The thing to watch in the second half of 2012 (and in 2013) is the extent to which ANA is fighting and the police in Kandahar and the Haqqani country to the northeast are actually shouldering the burden. Also of importance are going to be how well the village security forces work.
I agree with Drew also, not soon enough.
I also believe COIN can work in some cases. But you have to be very careful when making genralizations about insurgency. The Seminole case was a domestic effort to crush an entire population. Afghanistan is a foreign effort to work with one part of the population and against another part. It actually is more closely akin to the American revolution where a vastly superior foreign power attempted work with some locals and against others and it went very badly for them even though they spoke the language and had common cultural elements.
But COIN should have never come up. Insurgencies take time to develop. We should have gone there to degrade the enemy and deliver scathing punishment as a strong disincentive for 9/11 type of ideas. This should have been done in 6 to 18 months. Turning this into a nation building mission was a horrific mistake and many of us knew this at the time.

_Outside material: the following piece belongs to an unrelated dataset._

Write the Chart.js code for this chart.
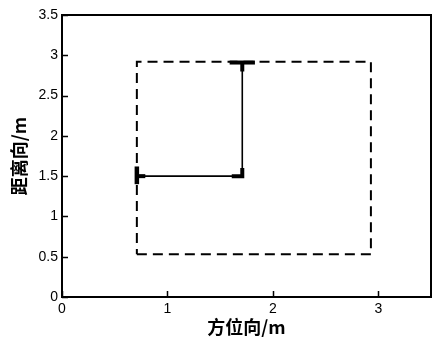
<!DOCTYPE html>
<html>
<head>
<meta charset="utf-8">
<script src="https://cdn.jsdelivr.net/npm/chart.js@4/dist/chart.umd.min.js"></script>
<style>
html,body{margin:0;padding:0;background:#fff;}
#wrap{width:432px;height:344px;position:relative;}
</style>
</head>
<body>
<div id="wrap"><canvas id="c"></canvas></div>
<script>
// Dashed rectangle (planned area)
const rectX = [0.71, 2.93, 2.93, 0.71, 0.71];
const rectY = [0.53, 0.53, 2.92, 2.92, 0.53];
// Solid trajectory
const pathX = [0.72, 1.71, 1.71];
const pathY = [1.5, 1.5, 2.91];
// Thick marker segments
const mark1X = [0.71, 0.71];
const mark1Y = [1.40, 1.62];
const mark2X = [0.71, 0.79];
const mark2Y = [1.5, 1.5];
const mark3X = [1.61, 1.71, 1.71];
const mark3Y = [1.5, 1.5, 1.6];
const mark4X = [1.59, 1.83];
const mark4Y = [2.91, 2.91];
const mark5X = [1.71, 1.71];
const mark5Y = [2.91, 2.80];
// Ticks
const xTicks = [0, 1, 2, 3];
const yTicks = [0, 0.5, 1, 1.5, 2, 2.5, 3, 3.5];
const xTitle = '方位向/m';
const yTitle = '距离向/m';

const pts = (xs, ys) => xs.map((x, i) => ({x: x, y: ys[i]}));

const frame = {
  id: 'frame',
  afterDraw(chart) {
    const a = chart.chartArea, ctx = chart.ctx;
    ctx.save();
    ctx.strokeStyle = '#000';
    ctx.lineWidth = 2;
    ctx.strokeRect(a.left, a.top, a.right - a.left, a.bottom - a.top);
    // inward tick marks at the scale's own tick positions
    ctx.lineWidth = 1.5;
    const xs = chart.scales.x, ys = chart.scales.y;
    ctx.beginPath();
    xs.ticks.forEach(t => {
      const p = Math.round(xs.getPixelForValue(t.value)) + 0.5;
      ctx.moveTo(p, a.bottom); ctx.lineTo(p, a.bottom - 6);
    });
    ys.ticks.forEach(t => {
      const p = Math.round(ys.getPixelForValue(t.value)) + 0.5;
      ctx.moveTo(a.left, p); ctx.lineTo(a.left + 6, p);
    });
    ctx.stroke();
    ctx.restore();
  }
};

const segStyle = (w, dash) => ({
  showLine: true, borderColor: '#000', backgroundColor: '#000',
  borderWidth: w, pointRadius: 0, borderDash: dash || [], tension: 0,
  borderCapStyle: 'butt', borderJoinStyle: 'miter'
});

new Chart(document.getElementById('c'), {
  type: 'scatter',
  data: {
    datasets: [
      Object.assign({data: pts(rectX, rectY)}, segStyle(2, [10, 6])),
      Object.assign({data: pts(pathX, pathY)}, segStyle(1.6)),
      Object.assign({data: pts(mark1X, mark1Y)}, segStyle(4.5)),
      Object.assign({data: pts(mark2X, mark2Y)}, segStyle(4)),
      Object.assign({data: pts(mark3X, mark3Y)}, segStyle(4)),
      Object.assign({data: pts(mark4X, mark4Y)}, segStyle(4)),
      Object.assign({data: pts(mark5X, mark5Y)}, segStyle(4))
    ]
  },
  options: {
    responsive: true,
    maintainAspectRatio: false,
    animation: false,
    layout: {padding: {top: 15, right: 1, left: 0, bottom: 0}},
    plugins: {legend: {display: false}, tooltip: {enabled: false}},
    scales: {
      x: {
        type: 'linear', min: 0, max: 3.5,
        afterBuildTicks: s => { s.ticks = xTicks.map(v => ({value: v})); },
        afterFit: s => { s.height = 47; },
        ticks: {color: '#000', font: {family: "'Liberation Sans', Arial", size: 14}, padding: 4, maxRotation: 0,
          callback: v => String(v)},
        grid: {drawOnChartArea: false, drawTicks: false},
        border: {display: true, color: '#000', width: 2},
        title: {display: true, text: xTitle, color: '#000',
          font: {family: "'Noto Sans CJK SC'", size: 18, weight: 'bold'}, padding: {top: 0, bottom: 6}}
      },
      y: {
        type: 'linear', min: 0, max: 3.5,
        afterBuildTicks: s => { s.ticks = yTicks.map(v => ({value: v})); },
        afterFit: s => { s.width = 62; },
        ticks: {color: '#000', font: {family: "'Liberation Sans', Arial", size: 14}, padding: 4,
          callback: v => String(v)},
        grid: {drawOnChartArea: false, drawTicks: false},
        border: {display: true, color: '#000', width: 2},
        title: {display: true, text: yTitle, color: '#000',
          font: {family: "'Noto Sans CJK SC'", size: 18, weight: 'bold'}, padding: {top: 8, bottom: 0}}
      }
    }
  },
  plugins: [frame]
});
</script>
</body>
</html>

The people will not trust the new government if they consider it corrupt, which they do. They would rather align themselves with the Taliban who appears to be not corrupt, even though they are.
What is being done to address corruption?
Eddie D.
I extended stay there has absolutely nothing to do with jobs at home. There will be a certain number who say enough with army life, but a lot more of them will still be in the armed forces stateside. The chances of any given unit getting called up to go to Afghanistan go way down, unless they are special forces or trainers.

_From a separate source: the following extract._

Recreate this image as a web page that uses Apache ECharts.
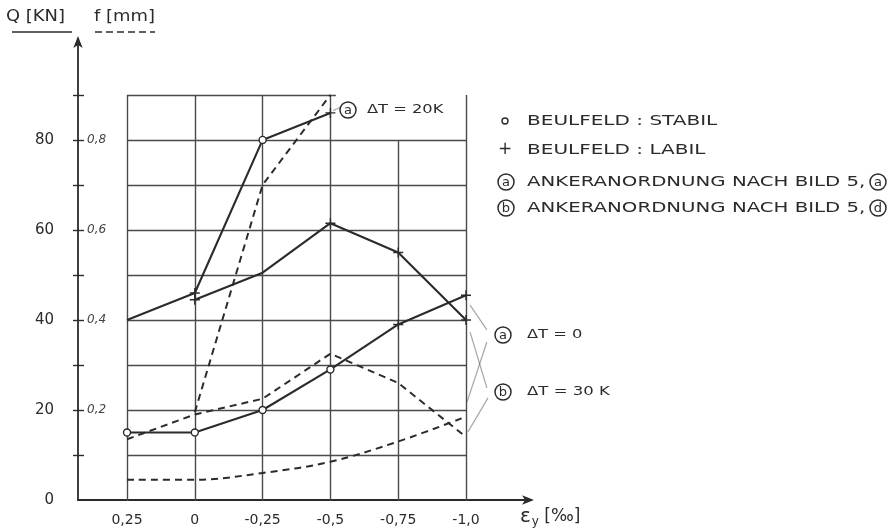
<!DOCTYPE html>
<html>
<head>
<meta charset="utf-8">
<script src="https://cdn.jsdelivr.net/npm/echarts@6/dist/echarts.min.js"></script>
<style>
  html, body { margin: 0; padding: 0; background: #fff; }
  #chart { width: 888px; height: 531px; }
</style>
</head>
<body>
<div id="chart"></div>
<script>
// Strain positions on the horizontal axis (‰) and their printed labels
const strainTicks  = [0.25, 0, -0.25, -0.5, -0.75, -1.0];
const strainLabels = ['0,25', '0', '-0,25', '-0,5', '-0,75', '-1,0'];

// Load Q [kN] (solid curves), one value per strain position (null = not measured)
const loadA_dT0  = [15, 15, 20, 29, 39, 45.5];
const loadB_dT30 = [null, 44.5, 50.5, 61.5, 55, 40];
const loadA_dT20 = [40, 46, 80, 86, null, null];

// Buckling-field state at each measured point: 'o' stable, '+' unstable, '' unmarked
const stateA_dT0  = ['o', 'o', 'o', 'o', '+', '+'];
const stateB_dT30 = [null, '+', '', '+', '+', '+'];
const stateA_dT20 = ['', '+', 'o', '+', null, null];

// Deflection f [mm] (dashed curves)
const deflA_dT0  = [0.045, 0.045, 0.06, 0.085, 0.13, 0.185];
const deflB_dT30 = [0.135, 0.19, 0.225, 0.325, 0.26, 0.14];
const deflA_dT20 = [null, 0.195, 0.70, 0.90, null, null];

// Axis tick values
const loadTickValues  = [10, 20, 30, 40, 50, 60, 70, 80, 90];
const loadLabelValues = [0, 20, 40, 60, 80];
const deflTickValues  = [0.1, 0.2, 0.3, 0.4, 0.5, 0.6, 0.7, 0.8, 0.9];
const deflLabelValues = [0.2, 0.4, 0.6, 0.8];

// Drawn grid: horizontal rows (Q values) with their right end, vertical columns with their top
const gridRows     = [10, 20, 30, 40, 50, 60, 70, 80, 90];
const gridRowEnds  = [-1, -1, -1, -1, -1, -1, -1, -1, -0.52];
const gridColTops  = [90, 90, 90, 90, 80, 90];
const gridBottom   = -1.5;

// Leader lines from curve ends to the ⓐ / ⓑ captions (strain, Q)
const leadersA = [[[-1.015, 43.3], [-1.077, 37.8]], [[-1.004, 21.8], [-1.077, 35.1]]];
const leadersB = [[[-1.015, 37.3], [-1.077, 24.9]], [[-1.007, 15.1], [-1.081, 22.7]]];
const leader20 = [[[-0.51, 86.5], [-0.535, 87.2]]];

const INK = '#2b2b2b';
const GRIDC = '#4a4a4a';
const FONT = 'DejaVu Sans';

const PLUS = 'path://M4.3,0H5.7V4.3H10V5.7H5.7V10H4.3V5.7H0V4.3H4.3Z';

function pointsOf(values, states) {
  const out = [];
  strainTicks.forEach((x, i) => {
    if (values[i] == null) return;
    const st = states ? states[i] : '';
    const item = { value: [x, values[i]] };
    if (st === 'o') {
      item.symbol = 'circle';
      item.symbolSize = 7;
      item.itemStyle = { color: '#fff', borderColor: INK, borderWidth: 1.4 };
    } else if (st === '+') {
      item.symbol = PLUS;
      item.symbolSize = 10;
      item.itemStyle = { color: INK, borderWidth: 0 };
    } else {
      item.symbol = 'none';
    }
    out.push(item);
  });
  return out;
}

function solid(name, values, states) {
  return {
    name, type: 'line', xAxisIndex: 0, yAxisIndex: 0,
    data: pointsOf(values, states),
    showAllSymbol: true,
    lineStyle: { color: INK, width: 2.1 },
    z: 5, silent: true, animation: false
  };
}

function dashed(name, values, smooth) {
  return {
    name, type: 'line', xAxisIndex: 0, yAxisIndex: 1,
    data: pointsOf(values, null),
    symbol: 'none', smooth: smooth || false,
    lineStyle: { color: INK, width: 2, type: [7, 5] },
    z: 4, silent: true, animation: false
  };
}

function linesSeries(segments, style, z) {
  return {
    type: 'lines', coordinateSystem: 'cartesian2d', xAxisIndex: 0, yAxisIndex: 0,
    data: segments.map(c => ({ coords: c })),
    lineStyle: style, silent: true, animation: false, z: z || 2
  };
}

const gridSegments = [];
gridRows.forEach((y, i) => gridSegments.push([[strainTicks[0], y], [gridRowEnds[i], y]]));
strainTicks.forEach((x, i) => gridSegments.push([[x, gridBottom], [x, gridColTops[i]]]));

function fmtComma(v) {
  return (Math.round(v * 100) / 100).toString().replace('.', ',');
}

function circled(cx, cy, letter, r) {
  r = r || 8;
  return {
    type: 'group', children: [
      { type: 'circle', shape: { cx, cy, r }, style: { fill: 'none', stroke: INK, lineWidth: 1.5 } },
      { type: 'text', x: cx, y: cy + 0.5, style: { text: letter, font: '13px ' + FONT, fill: INK, align: 'center', verticalAlign: 'middle' } }
    ]
  };
}

function caption(x, y, text, size, sx) {
  return {
    type: 'text', x, y, scaleX: sx || 1,
    style: { text, font: (size || 13) + 'px ' + FONT, fill: INK, verticalAlign: 'middle' }
  };
}

const chart = echarts.init(document.getElementById('chart'), null, { renderer: 'canvas' });

chart.setOption({
  backgroundColor: '#ffffff',
  animation: false,
  grid: { left: 78, right: 358, top: 40, bottom: 31, containLabel: false },
  xAxis: {
    type: 'value', min: -1.236, max: 0.4307, inverse: true,
    axisLine: { show: true, symbol: ['none', 'arrow'], symbolSize: [7, 12], symbolOffset: [0, 4],
                lineStyle: { color: INK, width: 1.8 } },
    axisTick: { show: false },
    splitLine: { show: false },
    axisLabel: {
      customValues: strainTicks, margin: 13,
      color: INK, fontFamily: FONT, fontSize: 14,
      formatter: v => {
        const i = strainTicks.findIndex(t => Math.abs(t - v) < 1e-6);
        return i >= 0 ? strainLabels[i] : '';
      }
    }
  },
  yAxis: [
    {
      type: 'value', min: 0, max: 102.2, position: 'left',
      axisLine: { show: true, onZero: false, symbol: ['none', 'arrow'], symbolSize: [7, 12], symbolOffset: [0, 4],
                  lineStyle: { color: INK, width: 1.8 } },
      axisTick: { show: true, customValues: loadTickValues, length: 5, lineStyle: { color: INK, width: 1.4 } },
      splitLine: { show: false },
      axisLabel: { customValues: loadLabelValues, margin: 24, color: INK, fontFamily: FONT, fontSize: 15 }
    },
    {
      type: 'value', min: 0, max: 1.022, position: 'left',
      axisLine: { show: false, onZero: false },
      axisTick: { show: true, inside: true, customValues: deflTickValues, length: 6, lineStyle: { color: INK, width: 1.4 } },
      splitLine: { show: false },
      axisLabel: {
        inside: true, customValues: deflLabelValues, margin: 9,
        color: '#444', fontFamily: FONT, fontSize: 12, fontStyle: 'italic',
        formatter: v => fmtComma(v)
      }
    }
  ],
  series: [
    linesSeries(gridSegments, { color: GRIDC, width: 1.4, opacity: 1 }, 1),
    solid('Q a ΔT=0', loadA_dT0, stateA_dT0),
    solid('Q b ΔT=30K', loadB_dT30, stateB_dT30),
    solid('Q a ΔT=20K', loadA_dT20, stateA_dT20),
    dashed('f a ΔT=0', deflA_dT0, 0.35),
    dashed('f b ΔT=30K', deflB_dT30, false),
    dashed('f a ΔT=20K', deflA_dT20, false),
    linesSeries(leadersA.concat(leadersB), { color: '#555', width: 1.3 }, 3),
    linesSeries(leader20, { color: '#555', width: 1.3 }, 3)
  ],
  graphic: [
    // axis titles
    caption(6, 17, 'Q [KN]', 16, 1.12),
    { type: 'line', shape: { x1: 12, y1: 32, x2: 72, y2: 32 }, style: { stroke: INK, lineWidth: 1.6 } },
    caption(94, 17, 'f [mm]', 16, 1.12),
    { type: 'line', shape: { x1: 95, y1: 32, x2: 155, y2: 32 }, style: { stroke: INK, lineWidth: 1.6, lineDash: [7, 4] } },
    { type: 'text', x: 520, y: 517, style: {
        text: '{e|ε}{s|y} [‰]', fill: INK, font: '17px ' + FONT, verticalAlign: 'middle',
        rich: { e: { fontSize: 20, fontFamily: FONT, fill: INK }, s: { fontSize: 12, fontFamily: FONT, fill: INK, padding: [9, 0, 0, 1] } }
    } },
    // curve captions
    circled(348, 110, 'a'),
    caption(367, 110, 'ΔT = 20K', 13, 1.25),
    circled(503, 335, 'a'),
    caption(527, 335, 'ΔT = 0', 13, 1.25),
    circled(503, 392, 'b'),
    caption(527, 392, 'ΔT = 30 K', 13, 1.27),
    // key
    { type: 'circle', shape: { cx: 505, cy: 121, r: 3 }, style: { fill: 'none', stroke: INK, lineWidth: 1.4 } },
    caption(527, 121, 'BEULFELD : STABIL', 14, 1.43),
    caption(498, 150, '+', 17),
    caption(527, 150, 'BEULFELD : LABIL', 14, 1.43),
    circled(506, 182, 'a'),
    caption(527, 182, 'ANKERANORDNUNG NACH BILD 5,', 14, 1.41),
    circled(878, 182, 'a'),
    circled(506, 208, 'b'),
    caption(527, 208, 'ANKERANORDNUNG NACH BILD 5,', 14, 1.41),
    circled(878, 208, 'd')
  ]
});
</script>
</body>
</html>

Interesting blogs by Ravi dated March 18 and 19 at http://orbat.com/ on COIN, the strength/state of the US Army and the suggestion that Afghanistan has never been ‘conquered’.
Counter-insurgency will never work while there’s a willing third party to fund/supply the terrorists. Since those are state sponsors, it ain’t going to happen.
Sounds like a good plan. Whats the plan for 2014 when the Taliban take back the country and kill all the people who worked with the coalition?
Is there a plan for containing the training camps that the Taliban will reestablish or will we just wait for them to get strong and attack us in the States with nuclear radiation?
Or are we assuming none of that will happen and the Taliban will just go away? Is there an acceptable loss ratio of American lives before we have to invade again?
Mr T, i agree with all that you say except in your last point may i expand that to include other lives including British lives, Spanish lives, Indonesian lives, Indian lives, indeed even innocent secular Pakistani lives.
This is a battle of the free world against the primitives.
It is increasingly looking like there will eventually need to be an AfPak II or version 2.0.
@ TLA I’m not sure I agree with your CI assessment. Why can’t there be a successful counter insurgency operation even with a third party providing logistical and financial support? If that third party is hostile to the indigenous people that are the target of any successful CI campaign then they should be more easily swayed by a well designed IO campaign. Something that we are still horribly behind or lacking all together.